* Available data:
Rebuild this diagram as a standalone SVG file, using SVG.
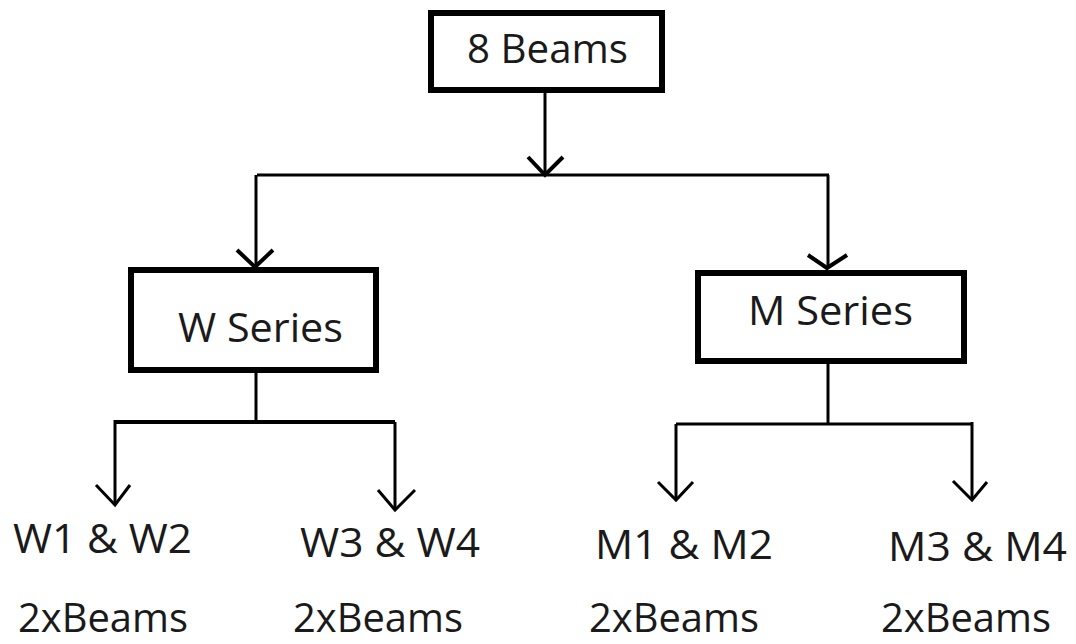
<svg xmlns="http://www.w3.org/2000/svg" width="1076" height="644" viewBox="0 0 1076 644">
<style>
.box{fill:#fff;stroke:#000;stroke-width:6}
.ln{fill:none;stroke:#000;stroke-width:3}
.hd{fill:none;stroke:#000;stroke-width:4}
.t{font-family:"Open Sans","Liberation Sans",sans-serif;font-size:40px;fill:#1a1a1a}
</style>
<rect width="1076" height="644" fill="#fff"/>
<g id="connectors">
<path class="ln" d="M545,93 V175"/>
<path class="ln" d="M257,175 H829"/>
<path class="ln" d="M256,175 V266"/>
<path class="ln" d="M828,175 V268"/>
<path class="hd" d="M528,157 L545,175 L563,157"/>
<path class="hd" d="M237,250 L255,267 L273,250"/>
<path class="hd" d="M808,255 L827,268 L847,255"/>
<path class="ln" d="M256,373 V422"/>
<path class="ln" d="M115,422 H395" style="stroke-width:4"/>
<path class="ln" d="M115,420 V505"/>
<path class="ln" d="M395,422 V510"/>
<path class="hd" d="M96,485 L115,505 L130,485" style="stroke-width:3"/>
<path class="hd" d="M378,490 L395,510 L415,490" style="stroke-width:3"/>
<path class="ln" d="M828,364 V424"/>
<path class="ln" d="M676,424 H972"/>
<path class="ln" d="M676,424 V500"/>
<path class="ln" d="M972,422 V500"/>
<path class="hd" d="M658,482 L676,500 L693,482" style="stroke-width:3"/>
<path class="hd" d="M953,481 L972,500 L987,482" style="stroke-width:3"/>
</g>
<g id="n-8beams">
<rect class="box" x="431" y="13" width="231" height="77"/>
<text class="t" x="467" y="63" textLength="161" lengthAdjust="spacingAndGlyphs">8 Beams</text>
</g>
<g id="n-wseries">
<rect class="box" x="131" y="270" width="245" height="100"/>
<text class="t" x="178" y="342" textLength="165" lengthAdjust="spacingAndGlyphs">W Series</text>
</g>
<g id="n-mseries">
<rect class="box" x="698" y="273" width="266" height="88"/>
<text class="t" x="748" y="325" textLength="165" lengthAdjust="spacingAndGlyphs">M Series</text>
</g>
<g id="n-w12">
<text class="t" x="13" y="553" textLength="179" lengthAdjust="spacingAndGlyphs">W1 &amp; W2</text>
<text class="t" x="18" y="632" textLength="170" lengthAdjust="spacingAndGlyphs">2xBeams</text>
</g>
<g id="n-w34">
<text class="t" x="300" y="557" textLength="180" lengthAdjust="spacingAndGlyphs">W3 &amp; W4</text>
<text class="t" x="293" y="632" textLength="170" lengthAdjust="spacingAndGlyphs">2xBeams</text>
</g>
<g id="n-m12">
<text class="t" x="595" y="559" textLength="178" lengthAdjust="spacingAndGlyphs">M1 &amp; M2</text>
<text class="t" x="589" y="632" textLength="170" lengthAdjust="spacingAndGlyphs">2xBeams</text>
</g>
<g id="n-m34">
<text class="t" x="888" y="561" textLength="179" lengthAdjust="spacingAndGlyphs">M3 &amp; M4</text>
<text class="t" x="881" y="632" textLength="170" lengthAdjust="spacingAndGlyphs">2xBeams</text>
</g>
</svg>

* Task statement: Without the pictures, output the full listing exactly as it stands.

* Reply to the exercise:
Rebuild this diagram as a standalone SVG file, using SVG.
<svg xmlns="http://www.w3.org/2000/svg" width="1076" height="644" viewBox="0 0 1076 644">
<style>
.box{fill:#fff;stroke:#000;stroke-width:6}
.ln{fill:none;stroke:#000;stroke-width:3}
.hd{fill:none;stroke:#000;stroke-width:4}
.t{font-family:"Open Sans","Liberation Sans",sans-serif;font-size:40px;fill:#1a1a1a}
</style>
<rect width="1076" height="644" fill="#fff"/>
<g id="connectors">
<path class="ln" d="M545,93 V175"/>
<path class="ln" d="M257,175 H829"/>
<path class="ln" d="M256,175 V266"/>
<path class="ln" d="M828,175 V268"/>
<path class="hd" d="M528,157 L545,175 L563,157"/>
<path class="hd" d="M237,250 L255,267 L273,250"/>
<path class="hd" d="M808,255 L827,268 L847,255"/>
<path class="ln" d="M256,373 V422"/>
<path class="ln" d="M115,422 H395" style="stroke-width:4"/>
<path class="ln" d="M115,420 V505"/>
<path class="ln" d="M395,422 V510"/>
<path class="hd" d="M96,485 L115,505 L130,485" style="stroke-width:3"/>
<path class="hd" d="M378,490 L395,510 L415,490" style="stroke-width:3"/>
<path class="ln" d="M828,364 V424"/>
<path class="ln" d="M676,424 H972"/>
<path class="ln" d="M676,424 V500"/>
<path class="ln" d="M972,422 V500"/>
<path class="hd" d="M658,482 L676,500 L693,482" style="stroke-width:3"/>
<path class="hd" d="M953,481 L972,500 L987,482" style="stroke-width:3"/>
</g>
<g id="n-8beams">
<rect class="box" x="431" y="13" width="231" height="77"/>
<text class="t" x="467" y="63" textLength="161" lengthAdjust="spacingAndGlyphs">8 Beams</text>
</g>
<g id="n-wseries">
<rect class="box" x="131" y="270" width="245" height="100"/>
<text class="t" x="178" y="342" textLength="165" lengthAdjust="spacingAndGlyphs">W Series</text>
</g>
<g id="n-mseries">
<rect class="box" x="698" y="273" width="266" height="88"/>
<text class="t" x="748" y="325" textLength="165" lengthAdjust="spacingAndGlyphs">M Series</text>
</g>
<g id="n-w12">
<text class="t" x="13" y="553" textLength="179" lengthAdjust="spacingAndGlyphs">W1 &amp; W2</text>
<text class="t" x="18" y="632" textLength="170" lengthAdjust="spacingAndGlyphs">2xBeams</text>
</g>
<g id="n-w34">
<text class="t" x="300" y="557" textLength="180" lengthAdjust="spacingAndGlyphs">W3 &amp; W4</text>
<text class="t" x="293" y="632" textLength="170" lengthAdjust="spacingAndGlyphs">2xBeams</text>
</g>
<g id="n-m12">
<text class="t" x="595" y="559" textLength="178" lengthAdjust="spacingAndGlyphs">M1 &amp; M2</text>
<text class="t" x="589" y="632" textLength="170" lengthAdjust="spacingAndGlyphs">2xBeams</text>
</g>
<g id="n-m34">
<text class="t" x="888" y="561" textLength="179" lengthAdjust="spacingAndGlyphs">M3 &amp; M4</text>
<text class="t" x="881" y="632" textLength="170" lengthAdjust="spacingAndGlyphs">2xBeams</text>
</g>
</svg>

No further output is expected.